Part of the joy of cycling is being able to enjoy the scenery around you with the thrill of pushing yourself along at speed – the faster, the better, usually! It takes something significant to break into the combined delight of surroundings in motion. Yesterday, I felt myself torn in two – the love of flying alongside flickering hedgerows that don’t quite stop the sunlight, hurtling along with the curve of the road, wind rushing and making you feel like you’re going ten times faster than you are, pitted against the love of peering into ramshackle barns with warm red walls and paint-flaking wooden doors, or splodging through muddy puddles (in new wellies!) to get to the pyramids of hay bales, where all sorts of treasures might be discovered. I found myself stopping, even turning around to take a second look, more times than I anticipated. My favourite discovery of the day was a field full of rusting, weather-beaten farm equipment – colourful, old, abandoned and beautiful. I propped my bike up against the verge and, hesitantly at first, walked along the bank, scouting the surrounding fields for signs of people, drivers, or farmers who might be likely to chase me off their property. No one to be seen. I hopped down into the field, and edged towards the biggest piece of machinery – it looked like a giant cotton reel. Blue as the sky, it was covered in cobwebs and patches of rust, and thorns had begun to entwine themselves to it’s base, anchoring it to this very ground. I snapped some pictures, keen to capture the light and colour.

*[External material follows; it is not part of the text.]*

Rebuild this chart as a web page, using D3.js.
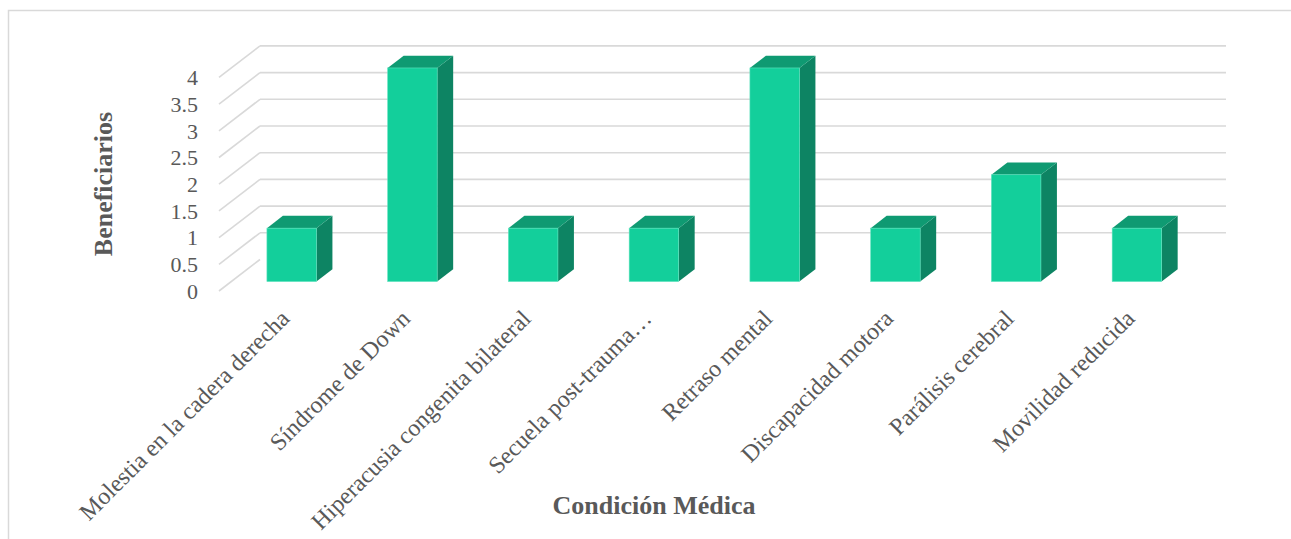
<!DOCTYPE html>
<html>
<head>
<meta charset="utf-8">
<script src="https://cdn.jsdelivr.net/npm/d3@7"></script>
<style>
  html, body { margin: 0; padding: 0; background: #ffffff; }
  svg { display: block; }
</style>
</head>
<body>
<svg id="chart" width="1291" height="539"></svg>
<script>
const categories = [
  "Molestia en la cadera derecha",
  "Síndrome de Down",
  "Hiperacusia congenita bilateral",
  "Secuela post-trauma…",
  "Retraso mental",
  "Discapacidad motora",
  "Parálisis cerebral",
  "Movilidad reducida"
];
const values = [1, 4, 1, 1, 4, 1, 2, 1];
const yTicks = [0, 0.5, 1, 1.5, 2, 2.5, 3, 3.5, 4];
const yTickLabels = ["0", "0.5", "1", "1.5", "2", "2.5", "3", "3.5", "4"];
const xTitle = "Condición Médica";
const yTitle = "Beneficiarios";

const svg = d3.select("#chart");
const font = "'Liberation Serif', 'Times New Roman', serif";

// chart area border
svg.append("rect")
  .attr("x", 8.5).attr("y", 10.5)
  .attr("width", 1300).attr("height", 540)
  .attr("fill", "none").attr("stroke", "#d9d9d9").attr("stroke-width", 1.5);

// 3D geometry
const depthX = 41, depthY = -31.5;
const frontLeft = 219, frontRight = 1185;
const f0 = 0.3, f1 = 0.69;

const x = d3.scaleBand().domain(categories)
  .range([frontLeft, frontRight])
  .paddingInner(0.59).paddingOuter(0.295);
const y = d3.scaleLinear().domain([0, 4]).range([291, 77.4]);

const grid = svg.append("g");
yTicks.forEach(t => {
  const yy = y(t);
  grid.append("line")
    .attr("x1", frontLeft).attr("y1", yy)
    .attr("x2", frontLeft + depthX).attr("y2", yy + depthY)
    .attr("stroke", "#d9d9d9").attr("stroke-width", 1.6);
  if (t > 0) {
    grid.append("line")
      .attr("x1", frontLeft + depthX).attr("y1", yy + depthY)
      .attr("x2", frontRight + depthX).attr("y2", yy + depthY)
      .attr("stroke", "#d9d9d9").attr("stroke-width", 1.6);
  }
});

// y tick labels
svg.append("g").selectAll("text").data(yTicks).join("text")
  .attr("x", 198).attr("y", d => y(d))
  .attr("dy", "0.35em")
  .attr("text-anchor", "end")
  .attr("font-family", font).attr("font-size", 22)
  .attr("fill", "#595959")
  .text((d, i) => yTickLabels[i]);

// bars
const colFront = "#13cf9b", colSide = "#0d8463", colTop = "#0f9a72";
const ddx = (f1 - f0) * depthX, ddy = (f1 - f0) * depthY;
const bars = svg.append("g");
categories.forEach((c, i) => {
  const xl = x(c) + f0 * depthX;
  const xr = xl + x.bandwidth();
  const yt = y(values[i]) + f0 * depthY;
  const yb = y(0) + f0 * depthY;
  bars.append("polygon")
    .attr("points", [[xr, yt], [xr, yb], [xr + ddx, yb + ddy], [xr + ddx, yt + ddy]].join(" "))
    .attr("fill", colSide);
  bars.append("polygon")
    .attr("points", [[xl, yt], [xr, yt], [xr + ddx, yt + ddy], [xl + ddx, yt + ddy]].join(" "))
    .attr("fill", colTop);
  bars.append("rect")
    .attr("x", xl).attr("y", yt)
    .attr("width", x.bandwidth()).attr("height", yb - yt)
    .attr("fill", colFront)
    .attr("stroke", "#5fe3be").attr("stroke-width", 0.6);
});

// x labels
svg.append("g").selectAll("text").data(categories).join("text")
  .attr("transform", d => `translate(${x(d) + x.bandwidth() / 2 + f0 * depthX - 1},320) rotate(-45)`)
  .attr("text-anchor", "end")
  .attr("font-family", font).attr("font-size", 24)
  .attr("fill", "#595959")
  .text(d => d);

// axis titles
svg.append("text")
  .attr("x", 654).attr("y", 514)
  .attr("text-anchor", "middle")
  .attr("font-family", font).attr("font-size", 26).attr("font-weight", "bold")
  .attr("fill", "#595959")
  .text(xTitle);

svg.append("text")
  .attr("transform", "translate(112,184) rotate(-90)")
  .attr("text-anchor", "middle")
  .attr("font-family", font).attr("font-size", 26).attr("font-weight", "bold")
  .attr("fill", "#595959")
  .text(yTitle);
</script>
</body>
</html>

I slowly made my way round the decorative debris, not sure what I was looking at, but content to observe. More photographs. Clouds in the distance made me think of my bike again, and a desire to get back on the road.

Later, after home had furnished me with a cool drink and a comfortable seat, I switched on the computer and loaded my photographs, keen to relive the journey again. This photograph (above) surprised me the most. I hadn’t remembered taking it particularly. It was one of my less-intentional shots, but describes the scene in the field as I remember it. I thought I’d share it so that though you didn’t come on that bike ride with me, you can see what I saw, and enjoy it too.